#### Records shown
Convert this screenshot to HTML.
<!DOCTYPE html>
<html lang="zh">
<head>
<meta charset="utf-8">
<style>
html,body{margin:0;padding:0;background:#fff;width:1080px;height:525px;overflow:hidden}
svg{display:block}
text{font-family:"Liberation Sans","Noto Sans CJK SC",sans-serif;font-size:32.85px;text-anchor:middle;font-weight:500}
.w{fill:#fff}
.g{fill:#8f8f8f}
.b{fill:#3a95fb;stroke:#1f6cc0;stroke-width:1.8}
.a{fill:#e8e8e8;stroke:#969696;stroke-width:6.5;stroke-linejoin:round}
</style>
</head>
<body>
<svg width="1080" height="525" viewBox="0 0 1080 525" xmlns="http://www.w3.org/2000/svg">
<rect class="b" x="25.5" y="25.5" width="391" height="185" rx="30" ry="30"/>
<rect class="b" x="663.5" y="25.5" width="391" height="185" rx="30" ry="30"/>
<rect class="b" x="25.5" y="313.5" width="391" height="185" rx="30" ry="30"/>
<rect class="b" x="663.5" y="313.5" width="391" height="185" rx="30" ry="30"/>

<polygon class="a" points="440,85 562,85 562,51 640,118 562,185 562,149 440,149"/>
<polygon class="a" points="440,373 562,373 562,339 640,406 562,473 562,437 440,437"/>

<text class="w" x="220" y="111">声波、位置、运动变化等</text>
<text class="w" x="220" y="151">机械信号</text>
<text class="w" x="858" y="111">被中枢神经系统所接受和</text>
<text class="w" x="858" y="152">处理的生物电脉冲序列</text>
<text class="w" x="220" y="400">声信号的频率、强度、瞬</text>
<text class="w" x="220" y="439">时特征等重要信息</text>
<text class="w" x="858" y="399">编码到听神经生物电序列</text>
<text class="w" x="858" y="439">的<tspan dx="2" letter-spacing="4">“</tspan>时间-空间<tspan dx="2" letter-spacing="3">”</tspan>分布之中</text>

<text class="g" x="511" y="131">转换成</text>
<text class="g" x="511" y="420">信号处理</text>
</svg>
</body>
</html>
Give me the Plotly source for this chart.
########
What is required: All entries shown above should be printed again exactly.

Answer for the task:
Convert this screenshot to HTML.
<!DOCTYPE html>
<html lang="zh">
<head>
<meta charset="utf-8">
<style>
html,body{margin:0;padding:0;background:#fff;width:1080px;height:525px;overflow:hidden}
svg{display:block}
text{font-family:"Liberation Sans","Noto Sans CJK SC",sans-serif;font-size:32.85px;text-anchor:middle;font-weight:500}
.w{fill:#fff}
.g{fill:#8f8f8f}
.b{fill:#3a95fb;stroke:#1f6cc0;stroke-width:1.8}
.a{fill:#e8e8e8;stroke:#969696;stroke-width:6.5;stroke-linejoin:round}
</style>
</head>
<body>
<svg width="1080" height="525" viewBox="0 0 1080 525" xmlns="http://www.w3.org/2000/svg">
<rect class="b" x="25.5" y="25.5" width="391" height="185" rx="30" ry="30"/>
<rect class="b" x="663.5" y="25.5" width="391" height="185" rx="30" ry="30"/>
<rect class="b" x="25.5" y="313.5" width="391" height="185" rx="30" ry="30"/>
<rect class="b" x="663.5" y="313.5" width="391" height="185" rx="30" ry="30"/>

<polygon class="a" points="440,85 562,85 562,51 640,118 562,185 562,149 440,149"/>
<polygon class="a" points="440,373 562,373 562,339 640,406 562,473 562,437 440,437"/>

<text class="w" x="220" y="111">声波、位置、运动变化等</text>
<text class="w" x="220" y="151">机械信号</text>
<text class="w" x="858" y="111">被中枢神经系统所接受和</text>
<text class="w" x="858" y="152">处理的生物电脉冲序列</text>
<text class="w" x="220" y="400">声信号的频率、强度、瞬</text>
<text class="w" x="220" y="439">时特征等重要信息</text>
<text class="w" x="858" y="399">编码到听神经生物电序列</text>
<text class="w" x="858" y="439">的<tspan dx="2" letter-spacing="4">“</tspan>时间-空间<tspan dx="2" letter-spacing="3">”</tspan>分布之中</text>

<text class="g" x="511" y="131">转换成</text>
<text class="g" x="511" y="420">信号处理</text>
</svg>
</body>
</html>
Give me the Plotly source for this chart.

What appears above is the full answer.